Schwieriges Steuer-Manöver
Die Steuern sind zu hoch. Fast gebetsmühlenartig wurde dieser Satz von der vereinten Linken zur politischen Notwendigkeit schlechthin hochstilisiert. In einer konzertierten Aktion traten sozialistische Partei, unabhängiger (!) Gewerkschaftsbund und LSAP-Presse während Monaten dafür ein, die Steuerschraube zu lockern. Seit der verlorenen Wahl und dem Antritt der neuen Regierung im August 1999 wurde die Steuerfrage in den Mittelpunkt der LSAP- Oppositionsstrategie gerückt. Sonderbar, gehörten fiskalische Forderungen vor dem 13. Juni 1999 eigentlich nicht zu den sozialistischen Top-Prioritäten.
Doch die neue Regierung hielt dagegen. Erst nachdem die Konturen des Etatentwurfs für 2001 klar erkennbar waren, erst nachdem man den finanziellen Spielraum definitiv ausgelotet hatte, wurde gehandelt. Nun liegt das fiskalische Entlastungsprogramm vor. Früher als ursprünglich geplant, aber zum rechten Zeitpunkt und in finanzpolitisch verträglichem Ausmaß werden die Steuern gesenkt. In den Jahren 2001 und 2002 fließen – gemessen an der aktuellen Steuergesetzgebung – über 25 Milliarden Franken weniger in die Staatskasse. Das ist kein Pappenstiel.
Der LSAP-Opposition hatte die Ankündigung des vorverlegten Steuerpakets zuerst (verständlicherweise) die Sprache verschlagen und man tut sich bis heute offenbar schwer sich politisch zu positionieren. Mittlerweile haben die Sozialisten bereits dreimal die Taktik geändert. Und immer noch kein Ende in Sicht.
Statt inhaltlich Stellung zu beziehen, beschränkten sich die sozialistischen Kommentatoren in einer ersten Phase auf Stilelemente. Wer im Koalitionslager zu welchem Zeitpunkt welche Details über das fiskalische Entlastungsprogramm kannte? Das waren die Aspekte, mit denen man sich ausgiebig beschäftigte. Das Steuerpaket an sich schien niemanden mehr so recht zu interessieren.

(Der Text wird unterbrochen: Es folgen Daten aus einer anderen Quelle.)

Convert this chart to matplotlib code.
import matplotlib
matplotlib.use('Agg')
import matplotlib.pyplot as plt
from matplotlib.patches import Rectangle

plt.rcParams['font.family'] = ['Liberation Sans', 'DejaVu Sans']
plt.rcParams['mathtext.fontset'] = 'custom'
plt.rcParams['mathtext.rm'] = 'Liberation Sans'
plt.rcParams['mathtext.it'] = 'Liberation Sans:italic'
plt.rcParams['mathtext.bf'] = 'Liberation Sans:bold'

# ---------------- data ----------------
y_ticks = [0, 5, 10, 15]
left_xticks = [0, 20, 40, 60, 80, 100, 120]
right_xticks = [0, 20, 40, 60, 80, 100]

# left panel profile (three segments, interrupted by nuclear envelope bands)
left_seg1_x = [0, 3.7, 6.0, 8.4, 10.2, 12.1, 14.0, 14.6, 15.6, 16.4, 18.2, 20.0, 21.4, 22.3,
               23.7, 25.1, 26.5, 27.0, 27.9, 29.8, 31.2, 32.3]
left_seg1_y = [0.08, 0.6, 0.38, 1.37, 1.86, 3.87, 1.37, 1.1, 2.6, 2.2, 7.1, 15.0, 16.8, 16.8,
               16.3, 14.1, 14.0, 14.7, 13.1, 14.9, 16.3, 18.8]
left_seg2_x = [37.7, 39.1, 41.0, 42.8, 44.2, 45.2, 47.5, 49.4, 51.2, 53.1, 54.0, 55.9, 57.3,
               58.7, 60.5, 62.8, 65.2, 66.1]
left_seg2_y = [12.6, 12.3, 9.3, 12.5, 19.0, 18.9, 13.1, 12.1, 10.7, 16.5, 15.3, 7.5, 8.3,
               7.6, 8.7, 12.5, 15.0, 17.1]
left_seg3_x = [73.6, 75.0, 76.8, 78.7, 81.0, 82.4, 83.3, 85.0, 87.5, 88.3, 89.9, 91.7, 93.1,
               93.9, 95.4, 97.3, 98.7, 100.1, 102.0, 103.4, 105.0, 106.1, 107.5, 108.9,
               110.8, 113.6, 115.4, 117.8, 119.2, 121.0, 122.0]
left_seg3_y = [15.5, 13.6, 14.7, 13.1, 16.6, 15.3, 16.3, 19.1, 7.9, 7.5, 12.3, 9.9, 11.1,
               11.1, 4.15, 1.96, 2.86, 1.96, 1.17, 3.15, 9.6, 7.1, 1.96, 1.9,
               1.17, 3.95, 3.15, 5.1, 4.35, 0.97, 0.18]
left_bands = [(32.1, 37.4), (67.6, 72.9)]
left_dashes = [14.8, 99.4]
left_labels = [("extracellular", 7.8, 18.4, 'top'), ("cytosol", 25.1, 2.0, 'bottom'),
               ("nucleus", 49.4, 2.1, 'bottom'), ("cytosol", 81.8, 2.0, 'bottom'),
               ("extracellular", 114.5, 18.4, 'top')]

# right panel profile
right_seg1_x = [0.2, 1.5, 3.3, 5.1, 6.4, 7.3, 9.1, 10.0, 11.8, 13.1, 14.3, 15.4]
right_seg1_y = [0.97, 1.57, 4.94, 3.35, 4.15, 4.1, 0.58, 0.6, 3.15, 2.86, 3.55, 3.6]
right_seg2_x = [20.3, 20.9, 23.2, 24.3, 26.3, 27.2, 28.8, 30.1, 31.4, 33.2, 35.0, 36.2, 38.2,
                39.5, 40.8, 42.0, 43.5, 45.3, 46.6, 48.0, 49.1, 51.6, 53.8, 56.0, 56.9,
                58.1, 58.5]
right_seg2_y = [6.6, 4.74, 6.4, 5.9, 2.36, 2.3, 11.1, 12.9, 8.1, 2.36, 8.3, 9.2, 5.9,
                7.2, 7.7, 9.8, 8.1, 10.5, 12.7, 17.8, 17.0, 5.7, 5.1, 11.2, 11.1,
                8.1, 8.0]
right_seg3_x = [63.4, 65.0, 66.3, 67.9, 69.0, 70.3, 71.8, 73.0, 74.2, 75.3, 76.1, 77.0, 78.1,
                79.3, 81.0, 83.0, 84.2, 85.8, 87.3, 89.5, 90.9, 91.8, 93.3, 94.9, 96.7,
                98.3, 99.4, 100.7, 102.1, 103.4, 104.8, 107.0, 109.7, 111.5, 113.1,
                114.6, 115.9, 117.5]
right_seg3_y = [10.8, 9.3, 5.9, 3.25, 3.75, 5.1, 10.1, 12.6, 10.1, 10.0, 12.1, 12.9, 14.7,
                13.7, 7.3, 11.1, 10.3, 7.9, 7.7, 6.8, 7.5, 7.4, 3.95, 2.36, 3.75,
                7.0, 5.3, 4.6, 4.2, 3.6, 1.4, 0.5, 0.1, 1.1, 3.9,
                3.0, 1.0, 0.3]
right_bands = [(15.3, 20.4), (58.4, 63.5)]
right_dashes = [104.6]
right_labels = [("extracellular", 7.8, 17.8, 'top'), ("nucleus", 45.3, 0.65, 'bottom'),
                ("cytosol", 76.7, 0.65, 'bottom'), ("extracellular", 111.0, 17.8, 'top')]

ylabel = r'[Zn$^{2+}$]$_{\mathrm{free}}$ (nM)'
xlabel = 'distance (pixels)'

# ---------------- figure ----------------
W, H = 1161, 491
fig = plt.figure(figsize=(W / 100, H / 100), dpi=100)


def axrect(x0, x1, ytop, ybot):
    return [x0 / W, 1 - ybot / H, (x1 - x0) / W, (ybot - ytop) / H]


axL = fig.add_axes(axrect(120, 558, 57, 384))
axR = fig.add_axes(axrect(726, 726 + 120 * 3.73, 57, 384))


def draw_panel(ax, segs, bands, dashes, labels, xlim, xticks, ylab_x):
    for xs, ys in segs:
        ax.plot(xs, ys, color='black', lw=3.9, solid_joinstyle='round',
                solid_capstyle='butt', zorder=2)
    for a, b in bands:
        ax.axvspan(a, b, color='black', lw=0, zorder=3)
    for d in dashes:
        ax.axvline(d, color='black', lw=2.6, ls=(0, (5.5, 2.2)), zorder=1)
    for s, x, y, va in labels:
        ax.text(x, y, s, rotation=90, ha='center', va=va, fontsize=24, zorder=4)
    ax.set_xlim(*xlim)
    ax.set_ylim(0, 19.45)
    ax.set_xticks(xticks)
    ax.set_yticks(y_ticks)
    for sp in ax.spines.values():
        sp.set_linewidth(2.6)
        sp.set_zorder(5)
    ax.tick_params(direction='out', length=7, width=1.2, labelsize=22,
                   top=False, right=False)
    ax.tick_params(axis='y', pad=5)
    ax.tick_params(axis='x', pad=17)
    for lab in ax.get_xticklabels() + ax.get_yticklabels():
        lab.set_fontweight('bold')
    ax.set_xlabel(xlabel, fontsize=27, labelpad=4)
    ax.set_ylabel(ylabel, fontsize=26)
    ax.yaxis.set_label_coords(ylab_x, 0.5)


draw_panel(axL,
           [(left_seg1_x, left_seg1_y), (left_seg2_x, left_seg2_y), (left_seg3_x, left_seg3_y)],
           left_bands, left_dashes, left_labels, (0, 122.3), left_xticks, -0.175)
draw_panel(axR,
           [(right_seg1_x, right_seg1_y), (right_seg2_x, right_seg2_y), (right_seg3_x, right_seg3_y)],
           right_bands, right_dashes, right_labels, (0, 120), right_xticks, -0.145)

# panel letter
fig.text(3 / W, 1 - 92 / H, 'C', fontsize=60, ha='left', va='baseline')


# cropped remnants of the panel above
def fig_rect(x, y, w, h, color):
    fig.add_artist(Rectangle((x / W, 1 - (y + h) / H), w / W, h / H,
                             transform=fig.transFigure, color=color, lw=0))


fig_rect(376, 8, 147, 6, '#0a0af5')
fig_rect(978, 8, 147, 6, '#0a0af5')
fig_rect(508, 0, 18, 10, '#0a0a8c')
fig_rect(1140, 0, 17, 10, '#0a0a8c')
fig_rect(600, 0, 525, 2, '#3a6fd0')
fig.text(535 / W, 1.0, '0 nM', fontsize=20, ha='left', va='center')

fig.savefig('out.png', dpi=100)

Dann der Kurswechsel. Hatte man sich Wochen und Monate zum Fürsprecher der arg gebeutelten Steuerzahler gemacht, kam der Sinneswandel. Parallel zur angekündigten Reform forderten die Sozialisten nun soziale Begleitmaßnahmen zugunsten all jener, die keine Steuern zahlen und demnach nicht vom fiskalischen Entlastungsprogramm profitieren können.
Mindestlohn und Kindergeld erhöhen lautete das Rezept der LSAP, die urplötzlich ihr soziales Gewissen wiederentdeckte, damit aber sozusagen offene Türen einrannte. Der Mindestlohn
wird zum 1. Januar 2001 ohnehin erhöht und auch in Sachen Kindergeld ist im kommenden Jahr eine Aufbesserung vorgesehen.

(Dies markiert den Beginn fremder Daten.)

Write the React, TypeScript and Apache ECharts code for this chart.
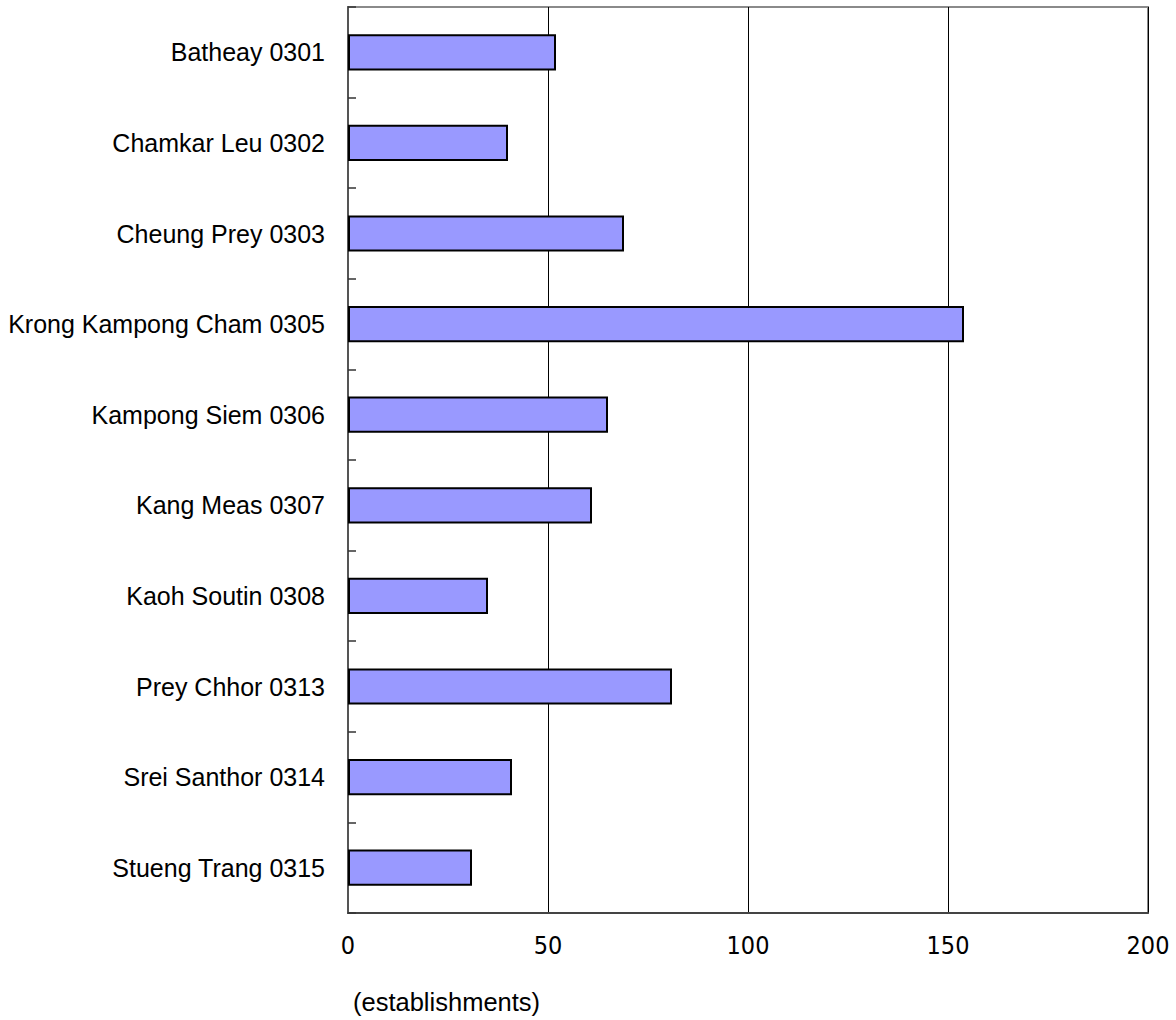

Nicht gerade einfallsreich also, der Schnellschuss des Herrn Lux. – Das fand wohl auch der Fraktionschef der LSAP, der nun wieder selbst das Steuerruder der Partei in die Hand genommen hat und mehr als einen Monat (!) nach Bekannt werden der geplanten Neuerungen die (bis auf weiteres) definitive Haltung seiner Partei erläuterte. Auch wenn Herr Krecké punktuelle Alternativen zu den Regierungsvorschlägen in Aussicht stellte, unter anderem im Sinne einer fiskalischen Anerkennung nicht-ehelicher Partnerschaften, wird man den Eindruck nicht los, als täte sich die LSAP schwer mit der Beurteilung des vorgesehenen Steuerpakets.
,,Eine gute, aber auch eine erstaunliche Nachricht”, mit diesen Worten hatte LSAP-Präsident Asselborn die Ankündigung des Steuerentlastungsprogramms Ende Juli kommentiert.
Eigentlich eine vielsagende und erstaunlich ehrliche Aussage des Sozialistenchefs, der wie seine Mitstreiter, seither aus dem Staunen nicht mehr herauskommt.